Long-distance love | Opinion | Halifax, Nova Scotia | THE COAST

Long-distance love

Saying goodbye to Halifax, for now.

Long-distance love
Mark Maryanovich
Tanya Davis is a poet and performer who loves Halifax and had to leave for awhile. She is currently in Montréal working on a manuscript and wondering what’s next.

Halifax is my partner and we are having an open relationship, and also a long-distance one. So, we have odds stacked against us. But such is love.

I moved in when I was a tiny child, wide-eyed. I wanted to be an artist and Halifax said, “Come.” They said, “There is music here beside the ocean, plus the music of the ocean, not to mention berries.” I was curious if Halifax was home to open minds as well. I leapt and landed in a house full of strangers, from where I would begin my adventures as new kid on the block, new fish in the pond, blue-ish and timid but curious of what would come. I was a moody lover then, or else I always am, but Halifax didn’t mind. They urged me to get up early, embrace the mornings, when the fog was burning off and the salt air was spacious and charged.

I learned that Halifax, with all its maritime charisma, can also be pompous. For instance, they shoot fake cannons every day at lunchtime, whether or not we need it. And, let’s be honest, who does? There are other ways to tell us of the time—bells, for instance, clocks, less aggressive noises that don’t scare birds off. But Halifax likes to play war even though peace is what we’re after. They have toy statues glorifying racist invaders and they keep them in plain sight, so we can’t un-see them. Halifax has mediocre fashion, too, which I can look past except when it blocks my view. They replace heirlooms with convenience, trade vintage for overstated glass and drudging tones of grey.

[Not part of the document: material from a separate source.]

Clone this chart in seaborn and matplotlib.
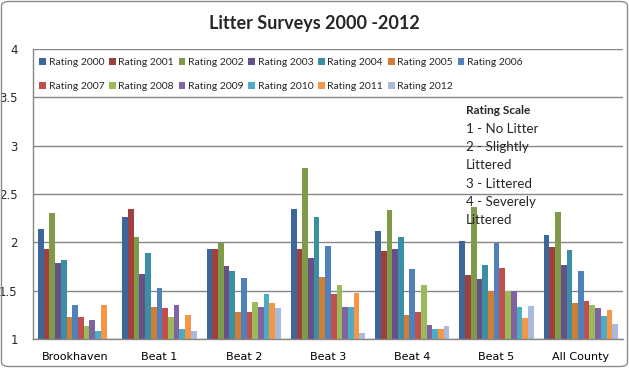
import numpy as np
import pandas as pd
import matplotlib
matplotlib.use('Agg')
import matplotlib.pyplot as plt
import seaborn as sns
from matplotlib.patches import Patch, FancyBboxPatch

# Areas surveyed
areas = ['Brookhaven', 'Beat 1', 'Beat 2', 'Beat 3', 'Beat 4', 'Beat 5', 'All County']
years = ['Rating 2000', 'Rating 2001', 'Rating 2002', 'Rating 2003', 'Rating 2004',
         'Rating 2005', 'Rating 2006', 'Rating 2007', 'Rating 2008', 'Rating 2009',
         'Rating 2010', 'Rating 2011', 'Rating 2012']

# Average rating per area, one list per year
r2000 = [2.14, 2.26, 1.93, 2.35, 2.12, 2.01, 2.08]
r2001 = [1.93, 2.35, 1.93, 1.93, 1.91, 1.66, 1.95]
r2002 = [2.30, 2.06, 1.99, 2.77, 2.33, 2.37, 2.31]
r2003 = [1.79, 1.67, 1.76, 1.84, 1.93, 1.62, 1.77]
r2004 = [1.82, 1.89, 1.70, 2.26, 2.06, 1.77, 1.92]
r2005 = [1.23, 1.33, 1.28, 1.64, 1.25, 1.50, 1.37]
r2006 = [1.35, 1.53, 1.63, 1.96, 1.72, 1.99, 1.70]
r2007 = [1.23, 1.32, 1.28, 1.47, 1.28, 1.73, 1.39]
r2008 = [1.13, 1.23, 1.38, 1.56, 1.56, 1.50, 1.35]
r2009 = [1.20, 1.35, 1.33, 1.33, 1.15, 1.50, 1.32]
r2010 = [1.08, 1.10, 1.47, 1.33, 1.10, 1.33, 1.24]
r2011 = [1.35, 1.25, 1.37, 1.48, 1.10, 1.22, 1.30]
r2012 = [np.nan, 1.08, 1.32, 1.06, 1.13, 1.34, 1.16]

scale_title = 'Rating Scale'
scale_lines = ['1 - No Litter', '2 - Slightly', 'Littered', '3 - Littered',
               '4 - Severely', 'Littered']

colors = ['#3d679c', '#9e403d', '#7f9a48', '#674f87', '#3b8fa5', '#d07d38',
          '#4f81bd', '#c0504d', '#9bbb59', '#8064a2', '#4bacc6', '#f79646', '#a9bbdc']

series = [r2000, r2001, r2002, r2003, r2004, r2005, r2006,
          r2007, r2008, r2009, r2010, r2011, r2012]
rows = []
for yr, vals in zip(years, series):
    for area, v in zip(areas, vals):
        rows.append({'area': area, 'year': yr, 'rating': v})
df = pd.DataFrame(rows)

sns.set_style('white')
plt.rcParams['font.family'] = ['DejaVu Sans']

fig = plt.figure(figsize=(6.29, 3.68), dpi=100)
ax = fig.add_axes([33 / 629, 29 / 368, 590 / 629, 290 / 368])

sns.barplot(data=df, x='area', y='rating', hue='year', order=areas, hue_order=years,
            palette=colors, width=0.88, errorbar=None, legend=False, ax=ax,
            saturation=1, linewidth=0)

ax.set_ylim(1, 4)
ax.set_xlim(-0.5, len(areas) - 0.5)
ax.set_yticks(np.arange(1, 4.01, 0.5))
ax.set_yticklabels(['1', '1.5', '2', '2.5', '3', '3.5', '4'])
ax.set_xlabel('')
ax.set_ylabel('')
ax.yaxis.grid(True, color='#868686', linewidth=1)
ax.set_axisbelow(True)
for s in ['top', 'right']:
    ax.spines[s].set_visible(False)
for s in ['left', 'bottom']:
    ax.spines[s].set_color('#868686')
    ax.spines[s].set_linewidth(1)

ax.set_xticks(np.arange(-0.5, len(areas)), minor=True)
ax.tick_params(axis='x', which='major', length=0, labelsize=8, pad=9, colors='black')
ax.tick_params(axis='x', which='minor', length=5, color='#868686', width=1)
ax.tick_params(axis='y', length=4, color='#868686', width=1, labelsize=8.5, pad=7)

# legend in row-major order (matplotlib fills columns first)
order = [0, 7, 1, 8, 2, 9, 3, 10, 4, 11, 5, 12, 6]
handles = [Patch(facecolor=colors[i], edgecolor='none') for i in order]
labels = [years[i] for i in order]
ax.legend(handles, labels, ncol=7, loc='upper left', bbox_to_anchor=(0.0, 0.99),
          frameon=False, handlelength=0.65, handleheight=0.65, handletextpad=0.25,
          columnspacing=0.45, labelspacing=1.4, borderaxespad=0.2,
          prop={'family': 'Lato', 'size': 7.5})

fig.text(0.5, 1 - 23 / 368, 'Litter Surveys 2000 -2012', ha='center', va='center',
         fontsize=13, fontweight='bold', family='Lato')

fig.text(466 / 629, 1 - 111 / 368, scale_title, ha='left', va='center',
         fontsize=8.6, fontweight='bold', family='Lato')
for i, line in enumerate(scale_lines):
    fig.text(466 / 629, 1 - (129 + 18.2 * i) / 368, line, ha='left', va='center',
             fontsize=9.6, family='Lato')

fig.patches.append(FancyBboxPatch((1.5 / 629, 1.5 / 368), 626 / 629, 365 / 368,
                                  boxstyle='round,pad=0,rounding_size=0.012',
                                  transform=fig.transFigure, fill=False,
                                  edgecolor='#8c8c8c', linewidth=1))

fig.savefig('out.png', dpi=100)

Still, I fell in love, bartering faults for fancy. It was easy. When they whispered of the water in the forest, I thought it sounded like a story. And it was, but I was in it. They said I could be whoever I wanted. They took me to parties where people danced so dirty I thought I was Baby escaping the corner. They flirted, incessantly, with that small-town charm, fed me colourful vegetables straight from the fields; they held my hand at the top of the hill while we watched the horizon ongoing.

But then there was a storm and I lost all of my power. Halifax tried to make me feel better. There was the soothing of the ever-changing ocean; there were the familial feelings and the comfort of the eastern sun. But I had an intuition of the upsets and the wonders of a courtship still to come. I told them I had to go, for now; I cried, they held me. Before I left we professed our love and toasted the function of change. We went to the beach, the jazz festival, the market. We lingered long over Java Blend coffee and we had many last suppers. I told Halifax I’d pine from Montréal, where I would practice my French and write words enough to one day fuel a returning train.

Like any leap taken, this one leaves me lonely, uncertain. I am checking Halifax’s newsfeed too often, liking all the pictures. I want them to visit, and I want to come home, not yet, but when it’s time. Until then, I’ll do what I can to keep a long-distance, deep-reaching romance alive.